>> start Given information
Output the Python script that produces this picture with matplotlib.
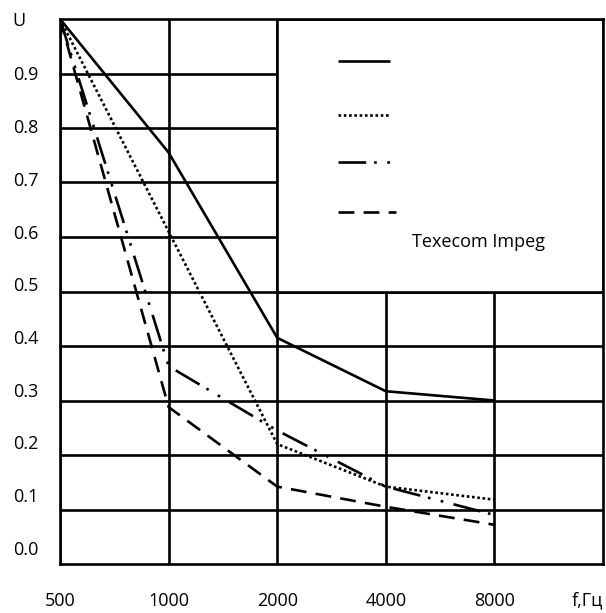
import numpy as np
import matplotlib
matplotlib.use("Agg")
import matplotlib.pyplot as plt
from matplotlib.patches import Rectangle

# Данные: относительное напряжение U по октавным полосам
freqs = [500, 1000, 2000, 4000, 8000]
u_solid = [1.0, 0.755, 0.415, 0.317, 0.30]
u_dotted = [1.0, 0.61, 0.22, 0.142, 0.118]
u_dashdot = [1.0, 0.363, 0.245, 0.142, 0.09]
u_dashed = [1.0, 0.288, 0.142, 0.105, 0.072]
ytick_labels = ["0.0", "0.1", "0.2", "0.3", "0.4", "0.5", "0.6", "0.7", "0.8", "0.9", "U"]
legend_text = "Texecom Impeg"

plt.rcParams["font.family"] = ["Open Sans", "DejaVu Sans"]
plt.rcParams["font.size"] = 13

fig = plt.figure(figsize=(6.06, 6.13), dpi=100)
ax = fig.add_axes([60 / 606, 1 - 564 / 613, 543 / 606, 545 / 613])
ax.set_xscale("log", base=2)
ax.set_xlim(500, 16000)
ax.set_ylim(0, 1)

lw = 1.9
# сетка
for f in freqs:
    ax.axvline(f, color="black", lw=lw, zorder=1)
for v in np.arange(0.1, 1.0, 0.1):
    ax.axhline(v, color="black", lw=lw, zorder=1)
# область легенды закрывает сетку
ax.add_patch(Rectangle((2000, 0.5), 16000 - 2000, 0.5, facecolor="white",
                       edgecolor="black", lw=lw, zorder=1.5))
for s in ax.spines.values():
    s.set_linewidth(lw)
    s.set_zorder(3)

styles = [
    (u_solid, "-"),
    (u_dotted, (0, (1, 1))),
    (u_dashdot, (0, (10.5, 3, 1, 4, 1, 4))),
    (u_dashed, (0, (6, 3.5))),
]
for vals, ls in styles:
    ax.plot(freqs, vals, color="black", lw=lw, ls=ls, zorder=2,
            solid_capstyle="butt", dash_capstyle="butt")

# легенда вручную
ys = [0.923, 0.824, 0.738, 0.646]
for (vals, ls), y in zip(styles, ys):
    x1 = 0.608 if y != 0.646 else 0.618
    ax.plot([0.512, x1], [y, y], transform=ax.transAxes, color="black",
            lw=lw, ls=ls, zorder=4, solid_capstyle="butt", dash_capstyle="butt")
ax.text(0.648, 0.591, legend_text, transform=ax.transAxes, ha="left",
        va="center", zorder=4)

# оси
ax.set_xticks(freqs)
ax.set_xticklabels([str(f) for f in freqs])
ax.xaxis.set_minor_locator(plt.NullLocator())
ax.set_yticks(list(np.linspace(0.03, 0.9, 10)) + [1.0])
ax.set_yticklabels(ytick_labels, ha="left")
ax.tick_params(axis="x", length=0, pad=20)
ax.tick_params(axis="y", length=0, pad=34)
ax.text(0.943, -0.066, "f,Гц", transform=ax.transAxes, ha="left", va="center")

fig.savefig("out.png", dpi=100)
>> end Given information
Copy the listing in full and without alteration, omitting every picture.

Output the Python script that produces this picture with matplotlib.
import numpy as np
import matplotlib
matplotlib.use("Agg")
import matplotlib.pyplot as plt
from matplotlib.patches import Rectangle

# Данные: относительное напряжение U по октавным полосам
freqs = [500, 1000, 2000, 4000, 8000]
u_solid = [1.0, 0.755, 0.415, 0.317, 0.30]
u_dotted = [1.0, 0.61, 0.22, 0.142, 0.118]
u_dashdot = [1.0, 0.363, 0.245, 0.142, 0.09]
u_dashed = [1.0, 0.288, 0.142, 0.105, 0.072]
ytick_labels = ["0.0", "0.1", "0.2", "0.3", "0.4", "0.5", "0.6", "0.7", "0.8", "0.9", "U"]
legend_text = "Texecom Impeg"

plt.rcParams["font.family"] = ["Open Sans", "DejaVu Sans"]
plt.rcParams["font.size"] = 13

fig = plt.figure(figsize=(6.06, 6.13), dpi=100)
ax = fig.add_axes([60 / 606, 1 - 564 / 613, 543 / 606, 545 / 613])
ax.set_xscale("log", base=2)
ax.set_xlim(500, 16000)
ax.set_ylim(0, 1)

lw = 1.9
# сетка
for f in freqs:
    ax.axvline(f, color="black", lw=lw, zorder=1)
for v in np.arange(0.1, 1.0, 0.1):
    ax.axhline(v, color="black", lw=lw, zorder=1)
# область легенды закрывает сетку
ax.add_patch(Rectangle((2000, 0.5), 16000 - 2000, 0.5, facecolor="white",
                       edgecolor="black", lw=lw, zorder=1.5))
for s in ax.spines.values():
    s.set_linewidth(lw)
    s.set_zorder(3)

styles = [
    (u_solid, "-"),
    (u_dotted, (0, (1, 1))),
    (u_dashdot, (0, (10.5, 3, 1, 4, 1, 4))),
    (u_dashed, (0, (6, 3.5))),
]
for vals, ls in styles:
    ax.plot(freqs, vals, color="black", lw=lw, ls=ls, zorder=2,
            solid_capstyle="butt", dash_capstyle="butt")

# легенда вручную
ys = [0.923, 0.824, 0.738, 0.646]
for (vals, ls), y in zip(styles, ys):
    x1 = 0.608 if y != 0.646 else 0.618
    ax.plot([0.512, x1], [y, y], transform=ax.transAxes, color="black",
            lw=lw, ls=ls, zorder=4, solid_capstyle="butt", dash_capstyle="butt")
ax.text(0.648, 0.591, legend_text, transform=ax.transAxes, ha="left",
        va="center", zorder=4)

# оси
ax.set_xticks(freqs)
ax.set_xticklabels([str(f) for f in freqs])
ax.xaxis.set_minor_locator(plt.NullLocator())
ax.set_yticks(list(np.linspace(0.03, 0.9, 10)) + [1.0])
ax.set_yticklabels(ytick_labels, ha="left")
ax.tick_params(axis="x", length=0, pad=20)
ax.tick_params(axis="y", length=0, pad=34)
ax.text(0.943, -0.066, "f,Гц", transform=ax.transAxes, ha="left", va="center")

fig.savefig("out.png", dpi=100)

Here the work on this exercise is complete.